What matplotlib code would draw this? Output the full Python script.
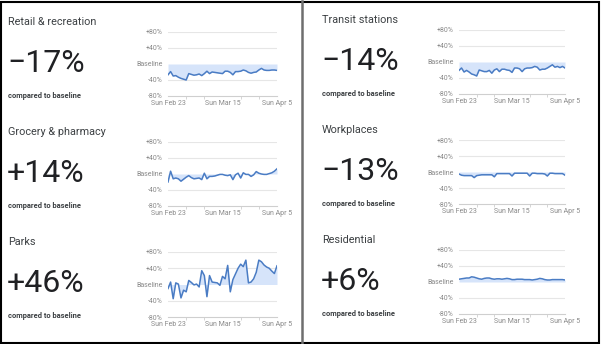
import matplotlib
matplotlib.use("Agg")
import matplotlib.pyplot as plt
import pandas as pd
from matplotlib.patches import Rectangle
from matplotlib.lines import Line2D

# ---------------- data ----------------
dates = pd.date_range("2020-02-23", "2020-04-05", freq="D")
tick_dates = pd.to_datetime(["2020-02-23", "2020-03-15", "2020-04-05"])
tick_labels = ["Sun Feb 23", "Sun Mar 15", "Sun Apr 5"]
minor_tick_dates = pd.to_datetime(["2020-02-23", "2020-03-01", "2020-03-08", "2020-03-15",
                                   "2020-03-22", "2020-03-29", "2020-04-05"])
y_ticks = [-80, -40, 0, 40, 80]
y_tick_labels = ["-80%", "-40%", "Baseline", "+40%", "+80%"]

categories = ["Retail & recreation", "Grocery & pharmacy", "Parks",
              "Transit stations", "Workplaces", "Residential"]
headlines = ["\u221217%", "+14%", "+46%", "\u221214%", "\u221213%", "+6%"]
subtitle = "compared to baseline"

retail = [-27, -19, -30, -29, -33, -36, -38, -40, -24, -26, -28, -27, -25, -29, -24,
          -18, -24, -20, -21, -22, -23, -24, -18, -18, -21, -27, -19, -19, -18, -15,
          -17, -21, -23, -21, -20, -15, -11, -15, -16, -16, -15, -15, -16]
grocery = [-20, 7, -12, -10, -12, -18, -13, -8, -4, -9, -12, -11, -10, -14, 2,
           -12, -6, -6, -5, -3, -1, -1, -3, -4, -2, -14, -2, 2, -10, 3,
           -1, -1, -6, -2, 6, 2, 0, -1, -1, 1, 3, 7, 13]
parks = [-10, 6, -35, 4, 1, -33, -14, -18, 10, 5, -1, 1, -6, 34, 22,
         -30, 22, 6, 5, 4, -2, 20, 14, 47, -18, 12, 26, 40, 50, 44,
         60, 4, 6, 14, 30, 60, 56, 48, 43, 40, 33, 27, 46]
transit = [-21, -15, -25, -21, -25, -30, -32, -35, -20, -22, -24, -24, -21, -28, -20,
           -17, -24, -18, -18, -20, -21, -26, -15, -15, -17, -24, -17, -15, -15, -14,
           -11, -13, -20, -18, -18, -15, -11, -7, -13, -11, -14, -11, -15]
workplaces = [-5, -8, -9, -9, -9, -9, -14, -9, -8, -7, -7, -7, -7, -7, -12,
              -4, -4, -4, -4, -4, -4, -10, -3, -3, -3, -3, -3, -3, -10, -3,
              -3, -4, -4, -4, -5, -10, -3, -3, -4, -4, -4, -4, -8]
residential = [7, 8, 9, 10, 10, 13, 12, 10, 8, 7, 9, 10, 10, 8, 7,
               8, 8, 7, 8, 9, 8, 6, 6, 7, 7, 7, 6, 6, 6, 5,
               6, 7, 9, 8, 6, 5, 5, 6, 6, 6, 6, 6, 5]

series = [retail, grocery, parks, transit, workplaces, residential]

# ---------------- layout ----------------
W, H = 601, 344
fig = plt.figure(figsize=(W / 100, H / 100), dpi=100)
fig.patch.set_facecolor("white")
FONT = ["Roboto", "DejaVu Sans"]

def px_rect(x0, x1, ytop, ybot):
    return [x0 / W, 1 - ybot / H, (x1 - x0) / W, (ybot - ytop) / H]

# plot rectangles (x0, x1, y of +80, y of -80)
plot_px = [(168, 277, 32, 96), (168, 277, 142, 206), (168, 277, 252, 317),
           (459, 565, 30, 94), (459, 565, 140, 204), (459, 565, 250, 314)]
# text positions (x, title y)
text_px = [(8, 22), (8, 132), (8, 242), (322, 20), (322, 130), (322, 240)]

LINE = "#4a7cc4"
FILL = "#d6e4fa"
GRID = "#e6e6e6"
TICK = "#8a8a8a"

for i in range(6):
    x0, x1, yt, yb = plot_px[i]
    ax = fig.add_axes(px_rect(x0, x1, yt, yb))
    ax.set_facecolor("none")
    vals = series[i]
    ax.fill_between(dates, vals, 0, color=FILL, linewidth=0, zorder=1)
    ax.plot(dates, vals, color=LINE, linewidth=1.1, zorder=3)
    for g in [80, 40, -40]:
        ax.axhline(g, color=GRID, linewidth=0.8, zorder=0)
    ax.set_ylim(-80, 80)
    ax.set_xlim(dates[0], dates[-1])
    ax.set_yticks(y_ticks)
    ax.set_yticklabels(y_tick_labels)
    ax.set_xticks(tick_dates)
    ax.set_xticklabels(tick_labels)
    ax.set_xticks(minor_tick_dates, minor=True)
    for s in ["top", "right", "left"]:
        ax.spines[s].set_visible(False)
    ax.spines["bottom"].set_color("#cfcfcf")
    ax.spines["bottom"].set_linewidth(0.8)
    ax.tick_params(axis="y", length=0, pad=4, labelsize=5.0, labelcolor=TICK)
    ax.tick_params(axis="x", which="major", length=0, pad=2.6, labelsize=5.0, labelcolor=TICK)
    ax.tick_params(axis="x", which="minor", length=1.8, width=0.6, color="#cfcfcf")
    for lab in ax.get_xticklabels() + ax.get_yticklabels():
        lab.set_family(FONT)

    tx, ty = text_px[i]
    fig.text(tx / W, 1 - ty / H, categories[i], family=FONT, fontsize=7.8,
             color="#3c4043", ha="left", va="center")
    fig.text((tx - 1) / W, 1 - (ty + 41) / H, headlines[i], family=FONT, fontsize=23,
             fontweight="normal", color="#202124", ha="left", va="center")
    fig.text(tx / W, 1 - (ty + 74.5) / H, subtitle, family=FONT, fontsize=5.4,
             fontweight="bold", color="#3c4043", ha="left", va="center")

# outer frame and divider
fig.add_artist(Rectangle((1 / W, 1 / H), 598 / W, 341 / H, transform=fig.transFigure,
                         fill=False, edgecolor="black", linewidth=1.5))
fig.add_artist(Line2D([302 / W, 302 / W], [1 / H, 1 - 1 / H], transform=fig.transFigure,
                      color="#6e6e6e", linewidth=1.8))

fig.savefig("out.png", dpi=100, facecolor="white")
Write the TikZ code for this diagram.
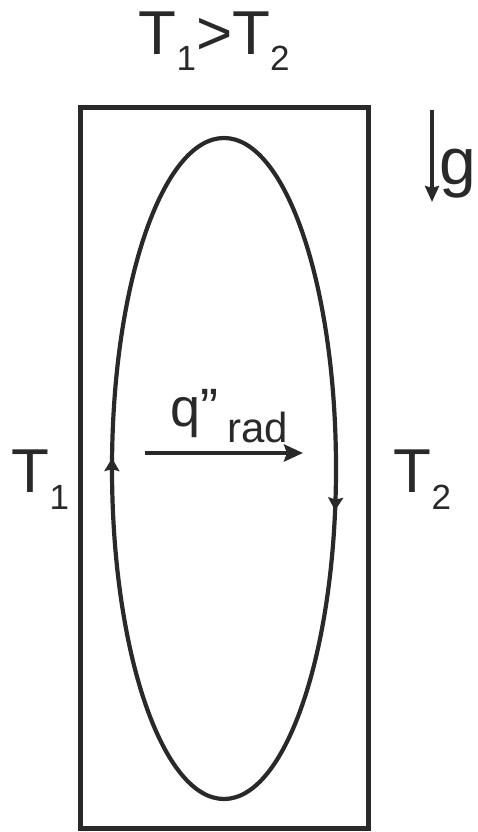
\documentclass[tikz,border=0pt]{standalone}
\usepackage{fontspec}
\setmainfont{Liberation Sans}
\usetikzlibrary{arrows.meta,decorations.markings}
\definecolor{ink}{rgb}{0.16,0.16,0.16}
\newcommand\lowsub[2][16pt]{\raisebox{-#1}{\fontsize{35}{35}\selectfont #2}}
\tikzset{
  box/.style={draw=ink,line width=5pt},
  loop/.style={draw=ink,line width=4.2pt},
  flowtip/.style={-{Stealth[length=19pt,width=17pt,inset=3pt]},draw=ink,line width=4pt},
  gtip/.style={-{Stealth[length=16pt,width=14pt,inset=2pt]},draw=ink,line width=3.6pt},
  lbl/.style={inner sep=0pt,anchor=base west,text=ink},
}
\begin{document}
\begin{tikzpicture}[x=1pt,y=1pt]
\useasboundingbox (0,0) rectangle (477,832);
% enclosure
\draw[box] (80,3) rectangle (368,724);
% circulation loop
\draw[loop,postaction={decorate},decoration={markings,
   mark=at position 0.0285 with {\arrow[ink]{Stealth[length=13pt,width=15pt,inset=2pt]}},
   mark=at position 0.507 with {\arrow[ink]{Stealth[length=13pt,width=15pt,inset=2pt]}}}]
   (336,363.5) arc[start angle=0,end angle=-360,x radius=112pt,y radius=330.5pt];
% radiation arrow
\coordinate (qs) at (145,379);
\coordinate (qe) at (303,379);
\draw[flowtip] (qs) -- (qe);
% gravity arrow
\coordinate (gs) at (432,722);
\coordinate (ge) at (432,630);
\draw[gtip] (gs) -- (ge);
% labels
\node[lbl] (top) at (138.6,777) {\fontsize{62}{62}\selectfont T\lowsub{1}>T\lowsub{2}};
\node[lbl] (t1) at (11.6,339) {\fontsize{62}{62}\selectfont T\lowsub[17pt]{1}};
\node[lbl] (t2) at (393.6,339) {\fontsize{62}{62}\selectfont T\lowsub[17pt]{2}};
\node[lbl] (g) at (439,647) {\fontsize{66}{66}\selectfont g};
\node[lbl] (q) at (170,405) {\fontsize{54}{54}\selectfont q”\hspace{9pt}\raisebox{-16pt}{\fontsize{42}{42}\selectfont rad}};
\end{tikzpicture}
\end{document}
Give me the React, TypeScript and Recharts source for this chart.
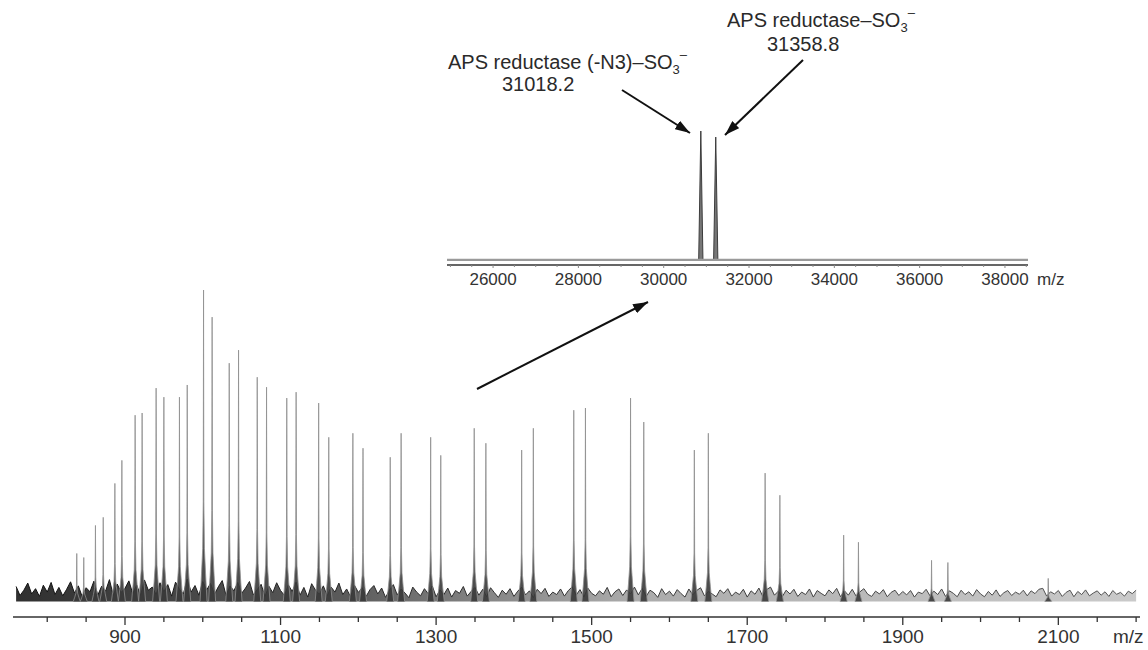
import React from 'react';
import { ComposedChart, Area, XAxis, YAxis, ReferenceLine } from 'recharts';

const font = '"Liberation Sans", Arial, sans-serif';

// ESI spectrum, baseline noise read every 5 m/z starting at 760
const noiseStart = 760;
const noiseStep = 5;
const noiseLevel = [
  4.8, 1.9, 3.6, 5.9, 2.4, 4.1, 1.6, 5.2, 3.0, 6.1,
  2.2, 4.5, 1.8, 3.9, 6.3, 2.7, 5.0, 1.5, 4.4, 3.1,
  6.5, 2.0, 4.9, 3.3, 7.0, 1.8, 5.6, 2.9, 4.2, 6.6,
  2.5, 5.3, 1.9, 6.9, 3.6, 4.6, 2.2, 6.0, 3.1, 5.4,
  1.7, 6.2, 3.9, 2.4, 7.2, 3.0, 5.1, 2.0, 6.4, 3.7,
  5.8, 2.3, 4.7, 6.7, 1.9, 5.0, 3.4, 6.1, 2.6, 4.3,
  6.4, 2.1, 3.8, 5.5, 1.6, 4.9, 2.8, 6.0, 3.5, 1.9,
  5.3, 3.2, 6.2, 2.0, 4.5, 1.4, 5.7, 3.6, 2.3, 5.0,
  1.8, 4.6, 3.0, 5.9, 2.2, 4.0, 1.5, 5.2, 2.9, 4.4,
  1.6, 3.8, 5.1, 2.4, 4.3, 1.3, 3.6, 5.4, 2.1, 4.0,
  2.7, 1.2, 4.6, 3.0, 1.8, 4.1, 2.4, 5.0, 1.5, 3.7,
  2.2, 4.3, 1.4, 3.5, 2.6, 4.8, 1.7, 3.2, 4.5, 2.0,
  3.9, 1.5, 4.4, 2.8, 1.3, 3.6, 2.3, 4.1, 1.6, 3.3,
  4.6, 2.1, 3.4, 1.2, 3.9, 2.5, 4.2, 1.6, 3.0, 2.2,
  4.0, 1.7, 3.5, 4.7, 2.0, 3.8, 1.4, 4.3, 2.6, 1.8,
  3.4, 2.3, 4.5, 1.5, 3.1, 4.0, 1.9, 3.7, 2.4, 4.6,
  2.1, 4.2, 1.6, 3.6, 2.8, 1.3, 4.1, 2.2, 3.3, 1.7,
  3.8, 2.5, 1.4, 4.0, 2.1, 3.5, 4.4, 1.8, 3.2, 2.4,
  1.5, 3.7, 2.6, 4.1, 1.7, 3.0, 2.2, 3.9, 1.4, 3.4,
  2.3, 4.3, 1.6, 3.8, 4.6, 2.0, 3.3, 1.5, 3.6, 2.4,
  3.9, 1.6, 3.0, 2.2, 4.0, 1.4, 3.5, 2.6, 1.8, 3.7,
  2.5, 4.2, 1.5, 3.4, 2.0, 3.9, 1.7, 3.1, 4.1, 2.3,
  1.6, 3.3, 2.4, 3.8, 1.5, 2.9, 3.6, 1.9, 3.2, 2.1,
  3.5, 1.4, 3.0, 2.5, 3.9, 1.8, 3.3, 2.2, 4.0, 1.6,
  3.4, 2.6, 1.5, 3.6, 2.2, 3.1, 1.7, 3.8, 2.4, 1.5,
  3.2, 2.0, 3.7, 1.6, 2.8, 3.5, 1.9, 3.0, 2.3, 3.6,
  1.8, 3.4, 2.5, 3.9, 4.2, 1.7, 3.1, 2.4, 3.5, 1.6,
  2.9, 3.6, 1.5, 3.2, 2.2, 3.7, 1.8, 2.7, 3.4, 2.0,
  3.1, 1.6, 3.5, 2.3, 2.9, 1.7, 3.3, 2.5, 3.6,
];

// charge-state peaks (m/z) and relative intensity (tallest = 100)
const peakMz = [
  838, 847, 862, 872, 887, 896, 913, 922, 940, 950,
  970, 980, 1001, 1012, 1034, 1046, 1070, 1082, 1108, 1120,
  1149, 1162, 1193, 1206, 1241, 1255, 1293, 1306, 1349, 1364,
  1410, 1425, 1477, 1492, 1550, 1567, 1632, 1650, 1723, 1742,
  1824, 1843, 1937, 1958, 2087,
];
const peakHeight = [
  15.4, 14.1, 24.4, 27, 37.9, 45.3, 59.8, 60.5, 68.5, 65.6,
  65.6, 69.5, 100, 91.3, 76.5, 80.7, 72, 68.8, 65.3, 67.2,
  63.7, 52.7, 54, 49.2, 46.3, 54, 52.7, 46.9, 55.6, 50.8,
  48.6, 55.6, 61.4, 62.1, 65.3, 57.6, 48.6, 54, 41.2, 34.1,
  21.3, 19, 13.2, 12.5, 7.4,
];

const mainTicks = [
  800, 850, 900, 950, 1000, 1050, 1100, 1150, 1200, 1250, 1300, 1350, 1400, 1450, 1500,
  1550, 1600, 1650, 1700, 1750, 1800, 1850, 1900, 1950, 2000, 2050, 2100, 2150, 2200,
];
const mainLabels = [900, 1100, 1300, 1500, 1700, 1900, 2100];

// deconvoluted inset
const insetMass = [30870, 31220];
const insetHeight = [100, 95.3];
const insetTicks = [
  25000, 25500, 26000, 26500, 27000, 27500, 28000, 28500, 29000, 29500, 30000, 30500, 31000, 31500,
  32000, 32500, 33000, 33500, 34000, 34500, 35000, 35500, 36000, 36500, 37000, 37500, 38000, 38500,
];
const insetLabels = [26000, 28000, 30000, 32000, 34000, 36000, 38000];

const noiseData = noiseLevel.map((v, i) => ({ mz: noiseStart + i * noiseStep, v }));

// each peak: narrow spike on a broader, darker foot
const peakData = peakMz.flatMap((m, i) => {
  const h = peakHeight[i];
  return [
    { mz: m - 4.5, v: 0 },
    { mz: m - 2.6, v: h * 0.09 },
    { mz: m - 1.1, v: h * 0.17 },
    { mz: m - 0.4, v: h * 0.32 },
    { mz: m, v: h },
    { mz: m + 0.4, v: h * 0.32 },
    { mz: m + 1.1, v: h * 0.17 },
    { mz: m + 2.6, v: h * 0.09 },
    { mz: m + 4.5, v: 0 },
    { mz: m + 4.51, v: null },
  ];
});

const insetData = insetMass.flatMap((m, i) => [
  { mz: m - 50, v: 0 },
  { mz: m, v: insetHeight[i] },
  { mz: m + 50, v: 0 },
  { mz: m + 51, v: null },
]);

const MainTick = (props: any) => {
  const { x, y, payload } = props;
  const major = mainLabels.includes(payload.value);
  return (
    <g>
      <line x1={x} x2={x} y1={y} y2={y + (major ? 8 : 5)} stroke="#333" strokeWidth={1.3} />
      {major && (
        <text x={x} y={y + 26} textAnchor="middle" fontSize={19} fill="#333" fontFamily={font}>
          {payload.value}
        </text>
      )}
    </g>
  );
};

const InsetTick = (props: any) => {
  const { x, y, payload } = props;
  const major = insetLabels.includes(payload.value);
  return (
    <g>
      <line x1={x} x2={x} y1={y} y2={y + (major ? 3 : 2)} stroke="#888" strokeWidth={1} />
      {major && (
        <text x={x} y={y + 20} textAnchor="middle" fontSize={17} fill="#333" fontFamily={font}>
          {payload.value}
        </text>
      )}
    </g>
  );
};

const layer: React.CSSProperties = { position: 'absolute', left: 0, top: 0 };

export default function App() {
  return (
    <div style={{ position: 'absolute', left: 0, top: 0, width: 1148, height: 650, background: '#fff' }}>
      <div style={layer}>
        <ComposedChart width={1148} height={650} margin={{ top: 290, right: 8, bottom: 3, left: 13 }}>
          <defs>
            <linearGradient id="noiseFill" x1="0" y1="0" x2="1" y2="0">
              <stop offset="0%" stopColor="#1e1e1e" stopOpacity={0.92} />
              <stop offset="30%" stopColor="#333" stopOpacity={0.8} />
              <stop offset="55%" stopColor="#666" stopOpacity={0.55} />
              <stop offset="100%" stopColor="#888" stopOpacity={0.45} />
            </linearGradient>
            <linearGradient id="noiseStroke" x1="0" y1="0" x2="1" y2="0">
              <stop offset="0%" stopColor="#111" />
              <stop offset="35%" stopColor="#2a2a2a" />
              <stop offset="100%" stopColor="#555" />
            </linearGradient>
          </defs>
          <XAxis
            type="number"
            dataKey="mz"
            domain={[756, 2205]}
            allowDataOverflow
            ticks={mainTicks}
            interval={0}
            tick={<MainTick />}
            tickLine={false}
            tickSize={0}
            tickMargin={0}
            height={30}
            axisLine={{ stroke: '#333', strokeWidth: 1.5 }}
          />
          <YAxis hide width={0} type="number" domain={[-5, 100]} allowDataOverflow />
          <Area
            data={noiseData}
            dataKey="v"
            type="linear"
            fill="url(#noiseFill)"
            fillOpacity={1}
            stroke="url(#noiseStroke)"
            strokeWidth={1}
            isAnimationActive={false}
            dot={false}
            activeDot={false}
          />
          <Area
            data={peakData}
            dataKey="v"
            type="linear"
            fill="#3a3a3a"
            fillOpacity={0.9}
            stroke="#8f8f8f"
            strokeWidth={0.8}
            isAnimationActive={false}
            dot={false}
            activeDot={false}
          />
        </ComposedChart>
      </div>

      <div style={layer}>
        <ComposedChart width={1148} height={650} margin={{ top: 131, right: 120, bottom: 355, left: 447 }}>
          <XAxis
            type="number"
            dataKey="mz"
            domain={[24920, 38540]}
            allowDataOverflow
            ticks={insetTicks}
            interval={0}
            tick={<InsetTick />}
            tickLine={false}
            tickSize={0}
            tickMargin={0}
            height={30}
            axisLine={{ stroke: '#333', strokeWidth: 1.3 }}
          />
          <YAxis hide width={0} type="number" domain={[-3.9, 100]} allowDataOverflow />
          <ReferenceLine y={0} stroke="#9a9a9a" strokeWidth={2.2} />
          <Area
            data={insetData}
            dataKey="v"
            type="linear"
            fill="#777"
            fillOpacity={1}
            stroke="#3c3c3c"
            strokeWidth={1}
            isAnimationActive={false}
            dot={false}
            activeDot={false}
          />
        </ComposedChart>
      </div>

      <svg width={1148} height={650} style={{ ...layer, pointerEvents: 'none' }}>
        <defs>
          <marker id="head" markerWidth="15" markerHeight="10" refX="15" refY="5" orient="auto" markerUnits="userSpaceOnUse">
            <path d="M0,0 L15,5 L0,10 z" fill="#111" />
          </marker>
        </defs>
        <g fontFamily={font} fill="#2a2a2a" fontSize={20}>
          <text x={448} y={69}>
            APS reductase (-N3)–SO
            <tspan fontSize={13} dy={5}>3</tspan>
            <tspan fontSize={13} dy={-15}>–</tspan>
          </text>
          <text x={502} y={91}>31018.2</text>
          <text x={727} y={27}>
            APS reductase–SO
            <tspan fontSize={13} dy={5}>3</tspan>
            <tspan fontSize={13} dy={-15}>–</tspan>
          </text>
          <text x={767} y={51}>31358.8</text>
          <text x={1113} y={643} fontSize={19} fill="#333">m/z</text>
          <text x={1037} y={285} fontSize={17} fill="#333">m/z</text>
        </g>
        <g stroke="#111" strokeWidth={2}>
          <line x1={622} y1={90} x2={690} y2={133} markerEnd="url(#head)" />
          <line x1={803} y1={60} x2={725} y2={135} markerEnd="url(#head)" />
          <line x1={477} y1={389} x2={648} y2={302} markerEnd="url(#head)" />
        </g>
      </svg>
    </div>
  );
}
- - -
Starting at the top of the listing above, reproduce each line up to and including the one with "from matplotlib.lines import Line2D"; omit the pictures.

* TASK RESPONSE
What matplotlib code would draw this? Output the full Python script.
import matplotlib
matplotlib.use("Agg")
import matplotlib.pyplot as plt
import pandas as pd
from matplotlib.patches import Rectangle
from matplotlib.lines import Line2D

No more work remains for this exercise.